Un deuxième poème de Jérémie Bennequin a pour titre "Phantasma", donné en caractères grecs. Dans les strophes de trois vers de douze syllabes, seuls deux sont rimés selon un ordre complexe (AbA, cDD, eFF, GhG, iJJ, KKl, MMn). Le poème est construit autour de la figure de la Gorgone / Méduse, variation sur l’illusion, « l’abyme du voyeur », l’« image comme regard — spectre de Méduse ». La quatrième de couverture donne une idée d’une autre forme de l’activité de l’auteur ; il s’agit d’une transformation du texte de la Genèse (« tapuscrit sur lange ») qui, maculé par endroits, copié comme écrit sur une vague et devenant une onde, perd de sa lisibilité : œuvre de peintre avec pour prétexte l’écrit.

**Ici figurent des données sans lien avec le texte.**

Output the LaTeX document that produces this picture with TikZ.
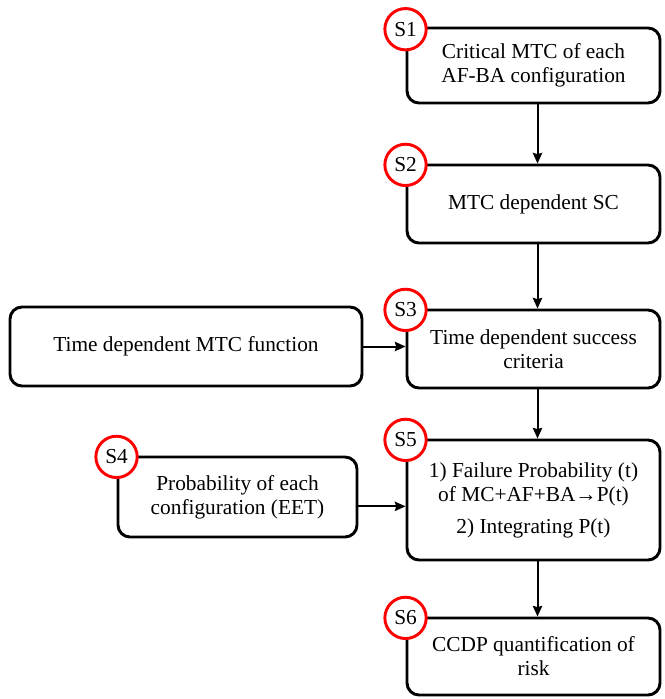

Isabelle Garron reprend à deux endroits de la revue, sous le titre "Qui suis-je ?", une question dont elle sait qu’elle n’a pas de réponse, toujours « en attente », « suspendue », depuis Socrate. La réponse est d’abord « je suis l’auteur de quelques livres (etc.) », ce qui est une approche de la singularité ; dans la seconde version, qui reprend une partie de la première, la proposition est conservée, l’accent étant mis sur « l’exercice journalier des formes multiples ». C’est l’expérience de la « continuité mouvante », du « flux » des images, et non de la succession, qui est le sujet de "Voyage", un des textes qu’a écrit Bernard Noël à propos de notre situation dans le monde ; c’est une réponse possible à la question « qui suis-je ? » : "je" est peut-être seulement un « témoin » qui ne peut transmettre, « entre mémoire et oubli, que des images qui lui échappent ». Le récit de Michèle Cohen-Halimi, "Contrat de silence", n’est pas éloigné de la question de l’identité ; il porte sur le désir et son contrôle par la société par la voie du mariage, contrat par lequel « le sujet du désir reste un sujet de l’ordre légal de la société ». Ce contrat permet en théorie de répondre aux « risques de l’illimitation, de la domination, de l’excès du désir ». Refuser le contrat est le moyen de vivre son désir, de le parler — de commencer à répondre à la question « qui suis-je ? ».
* Don Quichotte est le dernier livre publié en français de Kathy Acker (éditions Laurence Viallet, 2010). Ma vie de Lyn Hejinian a été traduit (Presses
du réel, 2016) par Abigail Lang, Maïtrey et Nicolas Pesquès.